Celler de Capçanes “went from bulk wine producer to grape producer to kosher wine producer,” said Wagner. “And then it became a non-kosher wine producer. But from the outset, this was designated to be a sophisticated kosher wine.”

Today, Celler de Capçanes regularly produces six kosher wines, amounting to just 20 percent of their production. The kosher wines are a 100-percent old vine samsó (Catalan dialect for carignan),a 100-percent pinot noir and a 100-percent old vine grenache and a 100-percent grenache rosé.

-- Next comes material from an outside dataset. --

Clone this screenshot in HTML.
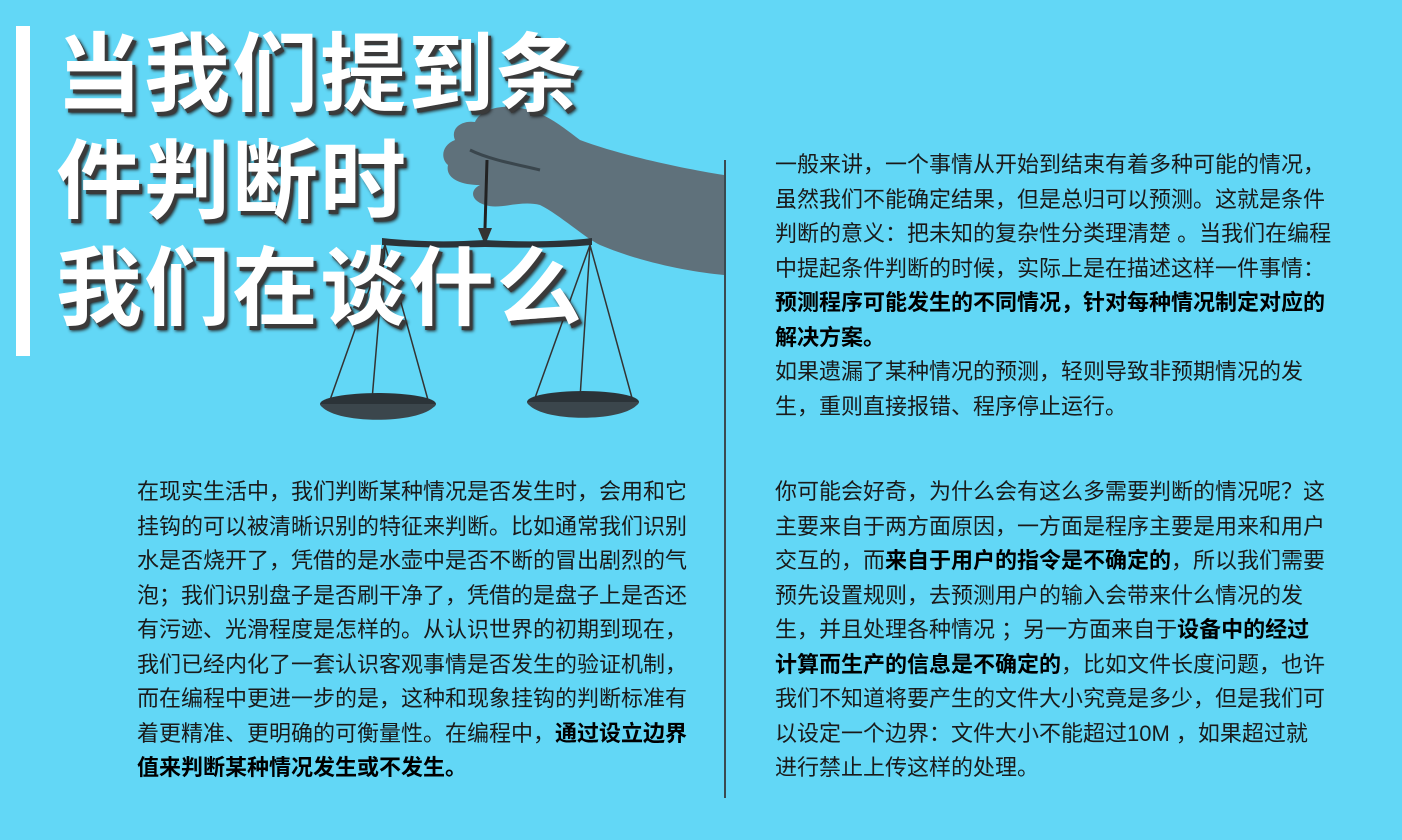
<!DOCTYPE html>
<html lang="zh">
<head>
<meta charset="utf-8">
<style>
  html,body{margin:0;padding:0;}
  body{width:1402px;height:840px;overflow:hidden;background:#62d7f6;position:relative;
    font-family:"Liberation Sans","Noto Sans CJK SC",sans-serif;color:#1a1a1a;}
  .bar{position:absolute;left:16px;top:26px;width:14px;height:330px;background:#fff;}
  .title{position:absolute;left:56px;top:22px;font-size:86px;font-weight:bold;line-height:107px;
    color:#fff;letter-spacing:2px;text-shadow:3px 4px 0 #3a3a3a,4px 5px 3px #222;white-space:nowrap;}
  .divider{position:absolute;left:724px;top:160px;width:1.5px;height:638px;background:#3a4a50;}
  .txt{position:absolute;font-size:22px;line-height:34.5px;white-space:nowrap;}
  b{font-weight:bold;color:#000;}
</style>
</head>
<body>
<div class="bar"></div>

<svg style="position:absolute;left:0;top:0" width="1402" height="840">
  <path d="M724 175 L724 275 C690 272 640 262 600 245 C585 238 560 215 540 205 C520 200 500 210 485 205 C470 200 470 190 480 185 C460 185 445 178 448 165 C440 158 442 145 455 140 C450 128 462 120 475 122 C480 110 500 104 520 108 C545 112 560 125 580 140 C620 155 680 168 724 175 Z" fill="#5f717b"/>
  <path d="M470 150 C490 160 520 165 540 170" stroke="#3a464d" stroke-width="3" fill="none"/>
  <line x1="487" y1="160" x2="485" y2="228" stroke="#222" stroke-width="3"/>
  <polygon points="478,228 492,228 485,245" fill="#333"/>
  <path d="M382 238 C420 242 450 242 485 240 C520 242 560 242 592 238 L592 245 C560 248 520 248 485 247 C450 248 420 248 382 245 Z" fill="#2b3338"/>
  <line x1="385" y1="245" x2="330" y2="400" stroke="#333" stroke-width="1.5"/>
  <line x1="385" y1="245" x2="372" y2="400" stroke="#333" stroke-width="1.5"/>
  <line x1="385" y1="245" x2="428" y2="400" stroke="#333" stroke-width="1.5"/>
  <line x1="590" y1="245" x2="535" y2="398" stroke="#333" stroke-width="1.5"/>
  <line x1="590" y1="245" x2="580" y2="398" stroke="#333" stroke-width="1.5"/>
  <line x1="590" y1="245" x2="632" y2="398" stroke="#333" stroke-width="1.5"/>
  <ellipse cx="378" cy="404" rx="58" ry="11" fill="#2b3338"/>
  <path d="M320 404 C330 425 425 425 436 404 Z" fill="#3b464c"/>
  <ellipse cx="583" cy="402" rx="56" ry="11" fill="#2b3338"/>
  <path d="M527 402 C537 423 629 423 639 402 Z" fill="#3b464c"/>
</svg>

<div class="title">当我们提到条<br>件判断时<br>我们在谈什么</div>

<div class="divider"></div>

<div class="txt" style="left:775px;top:148px">一般来讲，一个事情从开始到结束有着多种可能的情况，<br>虽然我们不能确定结果，但是总归可以预测。这就是条件<br>判断的意义：把未知的复杂性分类理清楚 。当我们在编程<br>中提起条件判断的时候，实际上是在描述这样一件事情：<br><b>预测程序可能发生的不同情况，针对每种情况制定对应的<br>解决方案。</b><br>如果遗漏了某种情况的预测，轻则导致非预期情况的发<br>生，重则直接报错、程序停止运行。</div>

<div class="txt" style="left:775px;top:475px">你可能会好奇，为什么会有这么多需要判断的情况呢？这<br>主要来自于两方面原因，一方面是程序主要是用来和用户<br>交互的，而<b>来自于用户的指令是不确定的</b>，所以我们需要<br>预先设置规则，去预测用户的输入会带来什么情况的发<br>生，并且处理各种情况 ；另一方面来自于<b>设备中的经过<br>计算而生产的信息是不确定的</b>，比如文件长度问题，也许<br>我们不知道将要产生的文件大小究竟是多少，但是我们可<br>以设定一个边界：文件大小不能超过10M ，如果超过就<br>进行禁止上传这样的处理。</div>

<div class="txt" style="left:137px;top:475px">在现实生活中，我们判断某种情况是否发生时，会用和它<br>挂钩的可以被清晰识别的特征来判断。比如通常我们识别<br>水是否烧开了，凭借的是水壶中是否不断的冒出剧烈的气<br>泡；我们识别盘子是否刷干净了，凭借的是盘子上是否还<br>有污迹、光滑程度是怎样的。从认识世界的初期到现在，<br>我们已经内化了一套认识客观事情是否发生的验证机制，<br>而在编程中更进一步的是，这种和现象挂钩的判断标准有<br>着更精准、更明确的可衡量性。在编程中，<b>通过设立边界<br>值来判断某种情况发生或不发生。</b></div>
</body>
</html>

There are also two red blends: a second label blend of grenache, tempranillo, merlot and samsó, and their flagship red blend of grenache, cabernet sauvignon, and samsó. While all of their kosher wines are worthwhile, and their annual Peraj Ha-abib/Flor de Primavera is always particularly enjoyable, my current favorite from their lineup is:

Celler de Capçanes, La Flor del Flor del Primavera, Old Vines Samsó (Montsant, Spain), 2014 ($70): Though still a little bit of a brooding, heavy, dark and concentrated wine, it has opened beautifully enough to really strut its stuff and dazzle the palate with an earthy and inky mouth of blackberries, blackcurrants, dark plums, black cherries and roasted coffee. This is balanced, complex,layered and really lovely. L’chaim!